# CHALLENGE:
Retype all material exactly. Pictures stay out of the copy.

[START GIVEN DATA]

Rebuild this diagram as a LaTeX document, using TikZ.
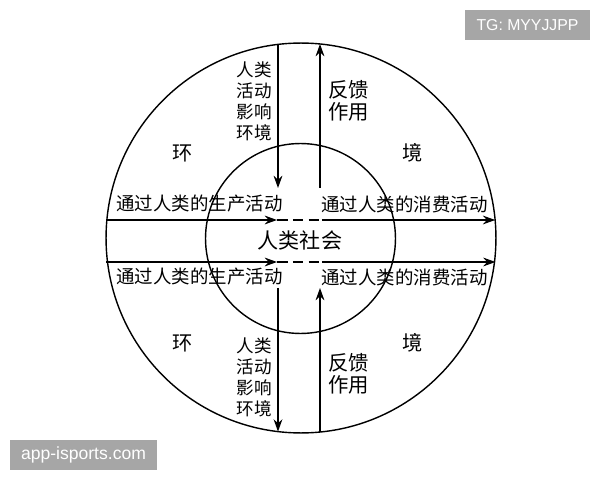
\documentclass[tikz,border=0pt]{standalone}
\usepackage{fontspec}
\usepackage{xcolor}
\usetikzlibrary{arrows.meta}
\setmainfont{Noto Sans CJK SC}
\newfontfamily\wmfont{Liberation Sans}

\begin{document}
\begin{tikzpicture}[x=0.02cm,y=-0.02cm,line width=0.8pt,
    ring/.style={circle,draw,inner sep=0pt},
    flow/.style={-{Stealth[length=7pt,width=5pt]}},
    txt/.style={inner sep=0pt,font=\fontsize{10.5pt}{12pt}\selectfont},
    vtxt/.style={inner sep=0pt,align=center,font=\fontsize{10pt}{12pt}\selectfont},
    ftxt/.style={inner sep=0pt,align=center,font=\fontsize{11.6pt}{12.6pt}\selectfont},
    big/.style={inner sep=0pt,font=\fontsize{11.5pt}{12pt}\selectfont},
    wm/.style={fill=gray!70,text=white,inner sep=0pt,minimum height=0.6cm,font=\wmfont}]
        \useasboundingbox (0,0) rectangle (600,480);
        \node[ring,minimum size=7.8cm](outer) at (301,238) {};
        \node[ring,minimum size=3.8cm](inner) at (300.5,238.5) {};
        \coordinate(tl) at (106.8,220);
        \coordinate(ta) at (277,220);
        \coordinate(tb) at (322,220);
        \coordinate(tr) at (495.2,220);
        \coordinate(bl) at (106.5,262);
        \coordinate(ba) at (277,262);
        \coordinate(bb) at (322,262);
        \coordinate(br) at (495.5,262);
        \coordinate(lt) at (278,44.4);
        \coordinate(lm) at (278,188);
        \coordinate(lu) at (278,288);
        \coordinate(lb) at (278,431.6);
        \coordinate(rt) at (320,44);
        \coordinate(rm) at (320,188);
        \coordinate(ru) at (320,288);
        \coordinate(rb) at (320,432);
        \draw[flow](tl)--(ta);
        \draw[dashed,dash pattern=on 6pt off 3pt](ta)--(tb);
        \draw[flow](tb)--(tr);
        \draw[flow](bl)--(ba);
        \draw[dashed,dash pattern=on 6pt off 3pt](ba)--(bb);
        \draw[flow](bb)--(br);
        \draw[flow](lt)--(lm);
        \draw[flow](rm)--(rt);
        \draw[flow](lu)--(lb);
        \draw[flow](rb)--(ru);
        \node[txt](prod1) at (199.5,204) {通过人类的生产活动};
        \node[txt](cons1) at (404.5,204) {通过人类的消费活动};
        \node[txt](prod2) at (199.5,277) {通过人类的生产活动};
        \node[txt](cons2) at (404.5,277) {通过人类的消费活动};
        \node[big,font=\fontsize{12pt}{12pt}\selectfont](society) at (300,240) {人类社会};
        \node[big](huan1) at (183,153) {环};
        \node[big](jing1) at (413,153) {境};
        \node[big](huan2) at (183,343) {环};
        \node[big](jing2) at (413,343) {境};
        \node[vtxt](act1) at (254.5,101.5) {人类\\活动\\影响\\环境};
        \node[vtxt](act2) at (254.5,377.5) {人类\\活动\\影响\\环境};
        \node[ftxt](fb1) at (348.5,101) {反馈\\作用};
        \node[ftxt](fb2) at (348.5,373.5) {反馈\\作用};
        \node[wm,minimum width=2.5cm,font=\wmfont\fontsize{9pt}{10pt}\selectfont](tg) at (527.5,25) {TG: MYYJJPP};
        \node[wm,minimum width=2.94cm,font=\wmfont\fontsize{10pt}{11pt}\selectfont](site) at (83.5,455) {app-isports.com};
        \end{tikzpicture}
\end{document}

[END GIVEN DATA]

# RESULT BELOW:
Rebuild this diagram as a LaTeX document, using TikZ.
\documentclass[tikz,border=0pt]{standalone}
\usepackage{fontspec}
\usepackage{xcolor}
\usetikzlibrary{arrows.meta}
\setmainfont{Noto Sans CJK SC}
\newfontfamily\wmfont{Liberation Sans}

\begin{document}
\begin{tikzpicture}[x=0.02cm,y=-0.02cm,line width=0.8pt,
    ring/.style={circle,draw,inner sep=0pt},
    flow/.style={-{Stealth[length=7pt,width=5pt]}},
    txt/.style={inner sep=0pt,font=\fontsize{10.5pt}{12pt}\selectfont},
    vtxt/.style={inner sep=0pt,align=center,font=\fontsize{10pt}{12pt}\selectfont},
    ftxt/.style={inner sep=0pt,align=center,font=\fontsize{11.6pt}{12.6pt}\selectfont},
    big/.style={inner sep=0pt,font=\fontsize{11.5pt}{12pt}\selectfont},
    wm/.style={fill=gray!70,text=white,inner sep=0pt,minimum height=0.6cm,font=\wmfont}]
        \useasboundingbox (0,0) rectangle (600,480);
        \node[ring,minimum size=7.8cm](outer) at (301,238) {};
        \node[ring,minimum size=3.8cm](inner) at (300.5,238.5) {};
        \coordinate(tl) at (106.8,220);
        \coordinate(ta) at (277,220);
        \coordinate(tb) at (322,220);
        \coordinate(tr) at (495.2,220);
        \coordinate(bl) at (106.5,262);
        \coordinate(ba) at (277,262);
        \coordinate(bb) at (322,262);
        \coordinate(br) at (495.5,262);
        \coordinate(lt) at (278,44.4);
        \coordinate(lm) at (278,188);
        \coordinate(lu) at (278,288);
        \coordinate(lb) at (278,431.6);
        \coordinate(rt) at (320,44);
        \coordinate(rm) at (320,188);
        \coordinate(ru) at (320,288);
        \coordinate(rb) at (320,432);
        \draw[flow](tl)--(ta);
        \draw[dashed,dash pattern=on 6pt off 3pt](ta)--(tb);
        \draw[flow](tb)--(tr);
        \draw[flow](bl)--(ba);
        \draw[dashed,dash pattern=on 6pt off 3pt](ba)--(bb);
        \draw[flow](bb)--(br);
        \draw[flow](lt)--(lm);
        \draw[flow](rm)--(rt);
        \draw[flow](lu)--(lb);
        \draw[flow](rb)--(ru);
        \node[txt](prod1) at (199.5,204) {通过人类的生产活动};
        \node[txt](cons1) at (404.5,204) {通过人类的消费活动};
        \node[txt](prod2) at (199.5,277) {通过人类的生产活动};
        \node[txt](cons2) at (404.5,277) {通过人类的消费活动};
        \node[big,font=\fontsize{12pt}{12pt}\selectfont](society) at (300,240) {人类社会};
        \node[big](huan1) at (183,153) {环};
        \node[big](jing1) at (413,153) {境};
        \node[big](huan2) at (183,343) {环};
        \node[big](jing2) at (413,343) {境};
        \node[vtxt](act1) at (254.5,101.5) {人类\\活动\\影响\\环境};
        \node[vtxt](act2) at (254.5,377.5) {人类\\活动\\影响\\环境};
        \node[ftxt](fb1) at (348.5,101) {反馈\\作用};
        \node[ftxt](fb2) at (348.5,373.5) {反馈\\作用};
        \node[wm,minimum width=2.5cm,font=\wmfont\fontsize{9pt}{10pt}\selectfont](tg) at (527.5,25) {TG: MYYJJPP};
        \node[wm,minimum width=2.94cm,font=\wmfont\fontsize{10pt}{11pt}\selectfont](site) at (83.5,455) {app-isports.com};
        \end{tikzpicture}
\end{document}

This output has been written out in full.